Crediting his many collaborations on 'Prophesy' was important for Sawhney in the creation of such a huge tapestry of stories and musical influences. Pillaging cultures for their indigenous qualities with the crude snap happy aesthetic of a tourist was the last thing on his agenda. An impassioned Nitin explained; "I wanted to make sure that when I was working with people that I gave something back as I didn't want to feel like I was exploiting anyone or just taking stuff where ever I went. If you walk around and steal from different cultures, that energy is not a good one, particularly to put on an album. So I was really trying to meet with people and create a mutual exchange and sometimes that worked really well. I wrote the piece for the kids on Soweto in the morning and then they translated it in to three African languages for me, and at the same time we made a donation to their school for stuff that they wanted.
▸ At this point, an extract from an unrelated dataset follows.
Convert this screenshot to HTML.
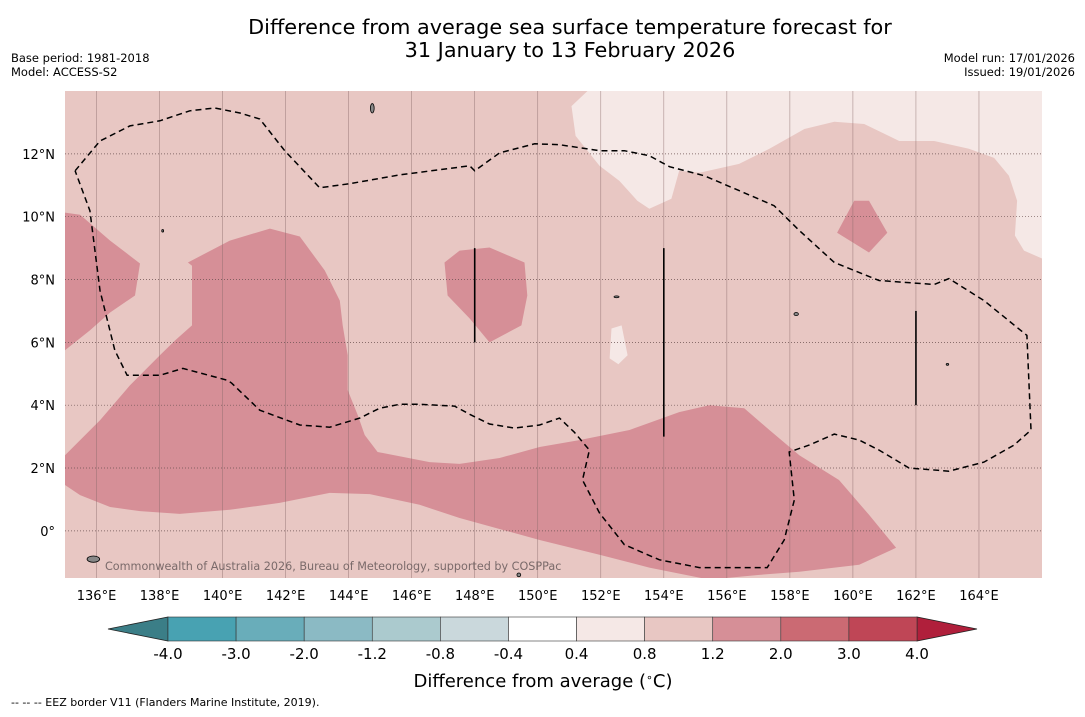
<!DOCTYPE html>
<html><head><meta charset="utf-8"><style>
body{margin:0;background:#fff;font-family:"DejaVu Sans","Liberation Sans",sans-serif;}
svg text{font-family:"DejaVu Sans","Liberation Sans",sans-serif;}
</style></head><body>
<svg id="c" width="1085" height="713" viewBox="0 0 1085 713" xmlns="http://www.w3.org/2000/svg">
<text x="570" y="34" font-size="20.8" text-anchor="middle">Difference from average sea surface temperature forecast for</text>
<text x="570" y="57" font-size="20.8" text-anchor="middle">31 January to 13 February 2026</text>
<text x="11" y="62" font-size="11.5">Base period: 1981-2018</text>
<text x="11" y="76" font-size="11.5">Model: ACCESS-S2</text>
<text x="1075" y="62" font-size="11.5" text-anchor="end">Model run: 17/01/2026</text>
<text x="1075" y="76" font-size="11.5" text-anchor="end">Issued: 19/01/2026</text>
<g id="map"></g>
<g id="cbar"></g>
<text x="543" y="687" font-size="18" text-anchor="middle">Difference from average (<tspan font-size="11" dy="-6">∘</tspan><tspan dy="6">C)</tspan></text>
<text x="11" y="706" font-size="11">--  --  -- EEZ border V11 (Flanders Marine Institute, 2019).</text>
</svg>
<script>
const lonTicks=[136,138,140,142,144,146,148,150,152,154,156,158,160,162,164];
const latTicks=[0,2,4,6,8,10,12];
const levels=[-4.0,-3.0,-2.0,-1.2,-0.8,-0.4,0.4,0.8,1.2,2.0,3.0,4.0];
const levelLabels=["-4.0","-3.0","-2.0","-1.2","-0.8","-0.4","0.4","0.8","1.2","2.0","3.0","4.0"];
const binColors=["#48a2b2","#69adba","#8bbac4","#abcace","#cad8dc","#ffffff","#f5e8e6","#e8c7c3","#d68f97","#cb6a73","#bf4656"];
const lowColor="#3b7e87", highColor="#b01f3b";
const warmLon=[135,135,136.11,137.06,138.01,138.49,139.03,139.03,138.9,140.23,141.5,142.45,143.24,143.72,143.81,143.97,143.97,144.29,144.51,144.92,146.57,147.52,148.79,150.06,151.32,152.91,154.49,155.44,156.55,157.35,158.3,159.56,160.51,161.37,160.2,158.3,157.03,155.44,153.54,151.96,150.06,147.52,146.25,144.67,143.4,141.81,140.23,138.64,137.38,136.43,135.48];
const warmLat=[1.46,2.41,3.52,4.63,5.59,6.06,6.54,8.44,8.54,9.24,9.62,9.37,8.29,7.33,6.54,5.59,4.48,3.68,3.05,2.51,2.19,2.13,2.32,2.67,2.89,3.21,3.78,4.0,3.9,3.21,2.41,1.62,0.51,-0.54,-1.08,-1.3,-1.4,-1.55,-1.17,-0.76,-0.29,0.41,0.83,1.17,1.21,0.89,0.67,0.54,0.63,0.76,1.14];
const westLon=[135,135.48,136.43,137.38,137.22,136.43,135.79,135];
const westLat=[10.13,10.06,9.24,8.51,7.49,6.95,6.38,5.75];
const midLon=[147.04,147.52,148.47,149.58,149.67,149.48,148.47,147.84,147.14];
const midLat=[8.54,8.92,9.02,8.54,7.49,6.54,6.0,6.76,7.49];
const eastLon=[159.5,160.04,160.51,161.09,160.51];
const eastLat=[9.49,10.51,10.51,9.49,8.86];
const coolLon=[151.58,151.07,151.2,151.96,152.59,153.16,153.54,154.24,154.49,155.13,156.39,157.35,158.46,159.41,160.36,161.47,162.58,163.68,164.48,164.95,165.21,165.14,165.43,166,166];
const coolLat=[14,13.52,12.57,11.62,11.14,10.51,10.25,10.57,11.46,11.4,11.68,12.16,12.79,13.02,12.95,12.41,12.41,12.16,11.87,11.3,10.51,9.4,8.92,8.67,14];
const spotLon=[152.34,152.66,152.85,152.56,152.28];
const spotLat=[6.44,6.54,5.59,5.3,5.49];
const eezLon=[135.32,136.11,137.06,138.01,138.96,139.75,140.55,141.18,141.97,143.08,144.03,145.62,147.84,148.0,148.79,149.9,150.69,151.96,152.75,153.54,154.18,155.29,156.39,157.5,158.3,159.41,160.83,162.58,163.05,164.16,165.52,165.65,165.11,164.16,163.05,161.78,160.83,160.2,159.41,158.61,157.98,158.14,157.82,157.28,155.13,153.86,152.75,151.96,151.42,151.64,151.16,150.69,150.06,149.26,148.47,147.84,147.36,146.25,145.62,144.98,144.35,143.4,142.45,141.18,140.29,140.17,138.74,138.01,136.97,136.58,136.11,135.79,135.32];
const eezLat=[11.46,12.41,12.89,13.05,13.37,13.46,13.3,13.11,12.1,10.92,11.05,11.33,11.62,11.46,12.03,12.32,12.29,12.1,12.1,11.94,11.59,11.3,10.83,10.35,9.56,8.54,7.97,7.84,8.03,7.33,6.22,3.21,2.73,2.19,1.9,2.0,2.57,2.89,3.08,2.73,2.51,0.98,-0.29,-1.17,-1.17,-0.92,-0.44,0.57,1.62,2.57,3.14,3.59,3.37,3.27,3.4,3.71,3.97,4.03,4.03,3.9,3.59,3.3,3.37,3.84,4.7,4.79,5.17,4.95,4.95,5.75,7.65,10.19,11.46];
const segLon=[148,154,162];
const segLat0=[9.0,9.0,7.0];
const segLat1=[6.0,3.0,4.0];
const isles=[[144.75,13.45,0.06,0.15],[135.9,-0.9,0.2,0.1],[152.5,7.45,0.08,0.03],[158.2,6.9,0.07,0.05],[149.4,-1.4,0.06,0.06],[138.1,9.55,0.03,0.04],[163,5.3,0.04,0.03]];
const NS="http://www.w3.org/2000/svg";
const L0=135,L1=166,B0=-1.5,B1=14,X0=65,X1=1042,Y0=91,Y1=578;
const px=lon=>X0+(lon-L0)/(L1-L0)*(X1-X0);
const py=lat=>Y1-(lat-B0)/(B1-B0)*(Y1-Y0);
const map=document.getElementById('map');
function mk(t,a,p){const e=document.createElementNS(NS,t);for(const k in a)e.setAttribute(k,a[k]);(p||map).appendChild(e);return e;}
const cp=mk('clipPath',{id:'clip'});mk('rect',{x:X0,y:Y0,width:X1-X0,height:Y1-Y0},cp);
const bg=mk('rect',{x:X0,y:Y0,width:X1-X0,height:Y1-Y0,fill:binColors[7]});


const g=mk('g',{'clip-path':'url(#clip)'});
function poly(lons,lats,fill,name){const pts=lons.map((l,i)=>px(l).toFixed(1)+','+py(lats[i]).toFixed(1)).join(' ');const e=mk('polygon',{points:pts,fill:fill},g);

}
poly(coolLon,coolLat,binColors[6],'anomaly-0.4-0.8-northeast');
poly(spotLon,spotLat,binColors[6],'anomaly-0.4-0.8-spot');
poly(warmLon,warmLat,binColors[8],'anomaly-1.2-2.0-south');
poly(westLon,westLat,binColors[8],'anomaly-1.2-2.0-west');
poly(midLon,midLat,binColors[8],'anomaly-1.2-2.0-central');
poly(eastLon,eastLat,binColors[8],'anomaly-1.2-2.0-east');
lonTicks.forEach((l,i)=>{const e=mk('line',{x1:px(l),x2:px(l),y1:Y0,y2:Y1,stroke:'#8a6a6a','stroke-width':0.6,opacity:0.7},g);


const t=mk('text',{x:px(l),y:600,'font-size':13,'text-anchor':'middle'});t.textContent=l+'°E';

});
latTicks.forEach(l=>{const e=mk('line',{x1:X0,x2:X1,y1:py(l),y2:py(l),stroke:'#6a5050','stroke-width':0.7,'stroke-dasharray':'1,2'},g);


const t=mk('text',{x:55,y:py(l)+5,'font-size':13,'text-anchor':'end'});t.textContent=l===0?'0°':l+'°N';

});
const ez=mk('polyline',{points:eezLon.map((l,i)=>px(l).toFixed(1)+','+py(eezLat[i]).toFixed(1)).join(' '),fill:'none',stroke:'#000','stroke-width':1.5,'stroke-dasharray':'6,4'},g);


segLon.forEach((l,i)=>{const e=mk('line',{x1:px(l),x2:px(l),y1:py(segLat0[i]),y2:py(segLat1[i]),stroke:'#000','stroke-width':1.6},g);

});
isles.forEach(s=>{const e=mk('ellipse',{cx:px(s[0]),cy:py(s[1]),rx:s[2]*31.5,ry:s[3]*31.5,fill:'#888',stroke:'#000','stroke-width':0.8},g);

});
const cr=mk('text',{x:105,y:570,'font-size':11.2,fill:'#7a6a6a'},g);cr.textContent='Commonwealth of Australia 2026, Bureau of Meteorology, supported by COSPPac';


const cb=document.getElementById('cbar');
const CX0=168,CX1=917,CY0=617,CY1=641,n=levels.length-1,w=(CX1-CX0)/n;
const lt=mk('polygon',{points:`${CX0},${CY0} ${CX0},${CY1} 108,${(CY0+CY1)/2}`,fill:lowColor,stroke:'#222','stroke-width':0.8},cb);


const ht=mk('polygon',{points:`${CX1},${CY0} ${CX1},${CY1} 977,${(CY0+CY1)/2}`,fill:highColor,stroke:'#222','stroke-width':0.8},cb);


binColors.forEach((c,i)=>{const e=mk('rect',{x:CX0+i*w,y:CY0,width:w,height:CY1-CY0,fill:c,stroke:'#333','stroke-width':0.6},cb);

});
levelLabels.forEach((s,i)=>{const t=mk('text',{x:CX0+i*w,y:659,'font-size':15,'text-anchor':'middle'},cb);t.textContent=s;

});
</script>
</body></html>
Things like that, making sure that people didn't feel like, 'oh, he's just come from abroad - he just wants to walk away from something and not give anything back'. I mean Jeff Jacobs has a large publishing part of that track and I think that's what I want the album to be about, not walking round like some f***ing tourist just stealing from people." And as to his place in the so-called 'Asian Underground', that to be frank, is neither 'underground' nor overtly 'Asian' after so much media hype, Nitin never felt part of some fictitious movement at all. "I don't think in terms of music and nationality any more. I find nationality quite a thing that holds back music, or people's perception of music. Music doesn't really have any barriers, the way I look at music it's what Mandawy Yunupingu says on the album 'music is a universal language', it's something everyone can relate to the emotion of. I think from that point of view, I've never tried to be part of a vibe or a movement, or anything like that; I've just tried to do the music I believe in and work in that way. I think most people that I know, and that I admire work in that way, I think the categories and fads tend to come and go but if you keep what you do with a sense of integrity, centred and focussed in what you believe in then everything kind of works around that really." If any further proof is needed 'Prophesy' will blow any doubters away with its unified vision of a world that is both in crisis and full of optimism and beauty.